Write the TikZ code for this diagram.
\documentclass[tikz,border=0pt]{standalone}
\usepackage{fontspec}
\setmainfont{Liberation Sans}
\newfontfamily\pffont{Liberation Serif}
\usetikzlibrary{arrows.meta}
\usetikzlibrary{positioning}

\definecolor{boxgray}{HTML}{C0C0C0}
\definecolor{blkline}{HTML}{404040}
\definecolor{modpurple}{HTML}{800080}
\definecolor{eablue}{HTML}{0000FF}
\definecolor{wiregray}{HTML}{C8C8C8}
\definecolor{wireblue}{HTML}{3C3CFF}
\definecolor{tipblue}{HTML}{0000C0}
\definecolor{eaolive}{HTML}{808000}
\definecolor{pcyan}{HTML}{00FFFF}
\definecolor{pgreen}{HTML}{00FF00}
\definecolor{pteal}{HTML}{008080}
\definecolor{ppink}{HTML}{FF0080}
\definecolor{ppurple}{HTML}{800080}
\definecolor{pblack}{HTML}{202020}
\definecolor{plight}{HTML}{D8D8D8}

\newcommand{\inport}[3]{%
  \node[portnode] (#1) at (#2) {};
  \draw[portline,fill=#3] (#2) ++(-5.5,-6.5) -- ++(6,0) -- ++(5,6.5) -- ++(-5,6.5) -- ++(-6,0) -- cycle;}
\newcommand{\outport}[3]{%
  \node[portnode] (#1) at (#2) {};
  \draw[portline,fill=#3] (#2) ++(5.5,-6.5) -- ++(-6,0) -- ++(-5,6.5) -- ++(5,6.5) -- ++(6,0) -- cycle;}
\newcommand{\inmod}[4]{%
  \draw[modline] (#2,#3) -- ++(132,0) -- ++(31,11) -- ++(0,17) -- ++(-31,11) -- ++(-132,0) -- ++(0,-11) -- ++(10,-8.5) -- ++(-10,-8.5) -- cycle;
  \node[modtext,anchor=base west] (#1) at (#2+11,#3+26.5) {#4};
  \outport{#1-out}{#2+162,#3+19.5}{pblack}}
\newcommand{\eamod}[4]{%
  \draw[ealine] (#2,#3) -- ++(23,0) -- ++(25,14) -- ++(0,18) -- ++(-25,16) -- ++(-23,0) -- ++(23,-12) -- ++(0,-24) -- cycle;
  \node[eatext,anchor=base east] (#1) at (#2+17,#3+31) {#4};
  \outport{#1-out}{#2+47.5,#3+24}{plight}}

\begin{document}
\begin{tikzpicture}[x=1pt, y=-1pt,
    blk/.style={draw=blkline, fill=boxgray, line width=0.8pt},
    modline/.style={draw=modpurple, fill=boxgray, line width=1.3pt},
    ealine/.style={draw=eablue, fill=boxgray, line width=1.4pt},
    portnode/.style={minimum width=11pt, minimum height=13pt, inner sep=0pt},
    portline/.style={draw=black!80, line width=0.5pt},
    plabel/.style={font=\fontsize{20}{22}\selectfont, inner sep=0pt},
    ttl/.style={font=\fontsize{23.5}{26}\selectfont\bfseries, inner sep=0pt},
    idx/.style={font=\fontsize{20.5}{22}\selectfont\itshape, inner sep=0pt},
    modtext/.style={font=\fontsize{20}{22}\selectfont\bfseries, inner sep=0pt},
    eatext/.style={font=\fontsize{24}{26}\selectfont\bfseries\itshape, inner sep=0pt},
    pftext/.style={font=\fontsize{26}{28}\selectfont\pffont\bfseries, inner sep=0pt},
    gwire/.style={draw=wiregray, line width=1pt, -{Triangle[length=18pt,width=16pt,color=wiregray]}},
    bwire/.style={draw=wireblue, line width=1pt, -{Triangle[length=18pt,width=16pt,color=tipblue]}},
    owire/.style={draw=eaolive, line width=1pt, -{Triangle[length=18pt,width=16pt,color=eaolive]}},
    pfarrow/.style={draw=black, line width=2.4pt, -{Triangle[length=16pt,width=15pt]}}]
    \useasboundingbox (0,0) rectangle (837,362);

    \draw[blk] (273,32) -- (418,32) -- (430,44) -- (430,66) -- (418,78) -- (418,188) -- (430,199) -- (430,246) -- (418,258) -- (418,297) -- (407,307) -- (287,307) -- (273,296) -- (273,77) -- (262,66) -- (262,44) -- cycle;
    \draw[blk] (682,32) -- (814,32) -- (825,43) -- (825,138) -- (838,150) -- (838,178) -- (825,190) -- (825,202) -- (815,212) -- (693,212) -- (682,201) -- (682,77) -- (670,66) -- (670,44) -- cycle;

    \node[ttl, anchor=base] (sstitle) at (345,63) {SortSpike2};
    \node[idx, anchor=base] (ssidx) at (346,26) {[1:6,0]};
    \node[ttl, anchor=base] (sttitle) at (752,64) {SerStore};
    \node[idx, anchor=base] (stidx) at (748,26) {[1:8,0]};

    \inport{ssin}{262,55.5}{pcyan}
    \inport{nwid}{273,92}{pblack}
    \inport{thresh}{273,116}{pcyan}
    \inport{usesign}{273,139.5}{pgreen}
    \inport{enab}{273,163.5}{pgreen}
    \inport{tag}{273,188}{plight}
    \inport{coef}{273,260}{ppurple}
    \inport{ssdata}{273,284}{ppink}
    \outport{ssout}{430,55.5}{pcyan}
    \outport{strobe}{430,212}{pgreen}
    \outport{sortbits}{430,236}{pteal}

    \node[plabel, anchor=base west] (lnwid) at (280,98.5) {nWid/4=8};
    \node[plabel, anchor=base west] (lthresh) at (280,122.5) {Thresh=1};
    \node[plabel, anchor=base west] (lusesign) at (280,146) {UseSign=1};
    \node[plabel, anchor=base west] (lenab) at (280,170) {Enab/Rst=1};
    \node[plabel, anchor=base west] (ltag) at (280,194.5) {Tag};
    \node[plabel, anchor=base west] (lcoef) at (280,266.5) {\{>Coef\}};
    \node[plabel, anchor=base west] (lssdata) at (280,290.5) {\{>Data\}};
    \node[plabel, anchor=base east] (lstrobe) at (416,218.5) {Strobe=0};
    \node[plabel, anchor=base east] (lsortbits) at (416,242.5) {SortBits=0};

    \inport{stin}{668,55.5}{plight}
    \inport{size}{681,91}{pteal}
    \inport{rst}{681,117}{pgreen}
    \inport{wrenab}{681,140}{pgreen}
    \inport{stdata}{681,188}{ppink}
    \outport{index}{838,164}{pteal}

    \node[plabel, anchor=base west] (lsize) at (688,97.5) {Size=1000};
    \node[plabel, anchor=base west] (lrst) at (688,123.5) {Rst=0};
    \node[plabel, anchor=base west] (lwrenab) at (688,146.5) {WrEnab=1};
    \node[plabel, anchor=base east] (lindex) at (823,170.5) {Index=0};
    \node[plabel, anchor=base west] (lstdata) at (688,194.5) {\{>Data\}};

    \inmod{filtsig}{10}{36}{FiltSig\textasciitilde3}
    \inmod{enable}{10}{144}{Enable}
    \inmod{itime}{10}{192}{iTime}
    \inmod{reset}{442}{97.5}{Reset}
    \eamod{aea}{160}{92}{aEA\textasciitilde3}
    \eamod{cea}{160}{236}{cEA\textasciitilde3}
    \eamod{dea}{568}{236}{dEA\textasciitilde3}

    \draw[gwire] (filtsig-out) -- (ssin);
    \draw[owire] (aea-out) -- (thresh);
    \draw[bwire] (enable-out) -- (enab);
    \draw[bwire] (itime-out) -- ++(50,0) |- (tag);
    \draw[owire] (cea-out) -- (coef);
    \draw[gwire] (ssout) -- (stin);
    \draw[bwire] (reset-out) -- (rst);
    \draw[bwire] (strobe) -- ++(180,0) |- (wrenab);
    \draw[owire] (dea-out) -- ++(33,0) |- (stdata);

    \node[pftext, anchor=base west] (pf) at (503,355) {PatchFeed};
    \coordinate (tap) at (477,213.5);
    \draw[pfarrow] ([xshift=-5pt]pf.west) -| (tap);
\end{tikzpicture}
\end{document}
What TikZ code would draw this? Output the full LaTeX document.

·····

## GOAL OF THE EXERCISE
From the material above, copy each line that includes the word "this".

## FULL OUTPUT
Write the TikZ code for this diagram.
What TikZ code would draw this? Output the full LaTeX document.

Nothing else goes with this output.